I began writing this novel as a diary – Jeanne’s diary that she kept from the age of 16. The main problem with writing the novel as a diary was that Jeanne commits suicide. I could only get so far before the heroine dies. And I was also interested in Jeanne’s transformation afterwards, from a nobody to an avatar of Montparnasse, and the changes which have taken place in the way we see her.
Moreover, the conclusion of the novel could only be tragic and I didn’t want to write a tragedy, because despite all, alongside the immense pain, I felt there was joy in this story. Joy in loving Modigliani, joy in making art, and being part of an unrepeatable moment in the history of painting, of which I believe Jeanne Hébuterne was fully aware.

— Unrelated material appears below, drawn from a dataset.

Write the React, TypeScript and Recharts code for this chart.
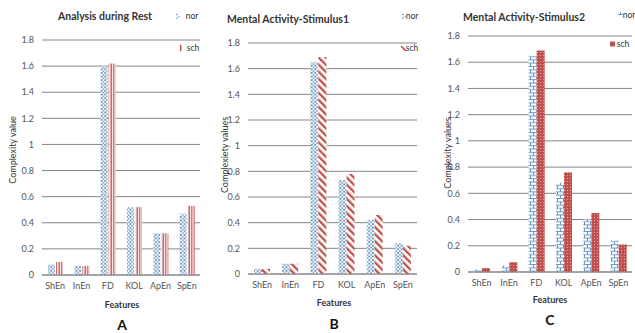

Then I saw a photo of Jeanne in which her latent toughness is discernible, along with a ghostly almost vampiric air, and I thought – why not start the story with Jeanne’s death and let her ghost narrate the tale? This allowed me to report the gruesome suicide with detachment.
I began writing what I thought would be a short prologue, but which gradually took on more substance, and shifted my genre focus from deeply-researched historical fiction to fantasy and magical realism. While two-thirds of the novel take place in the real world, the rest unfolds in the realm of myth, the underworld of the Other Paris. It’s a dusty, colorless city where the sun doesn’t reach, where music runs backwards, where the dead shuffle about looking for their lost loved ones and are judged for their misdeeds and failings in life.
What part of writing this book was the most difficult or challenging?
Letting myself go with my imagination to pursue the fantasy unspooling in the prologue. I knew I would lose some readers. I mean, a ghost and a talking cat! How preposterous! But I saw them so clearly in my mind: Jeanne in a long skirt, with Theo and Pierre, wandering through a derelict graveyard. They wouldn’t let me go. Another challenge was to allow myself to piece the novel together as a puzzle, or a triptych, mingling “reality” with myth.
What is the last great book you read?
We Are Pilgrims, by Victoria Preston – a work of nonfiction on the phenomenon of pilgrimage across the ages.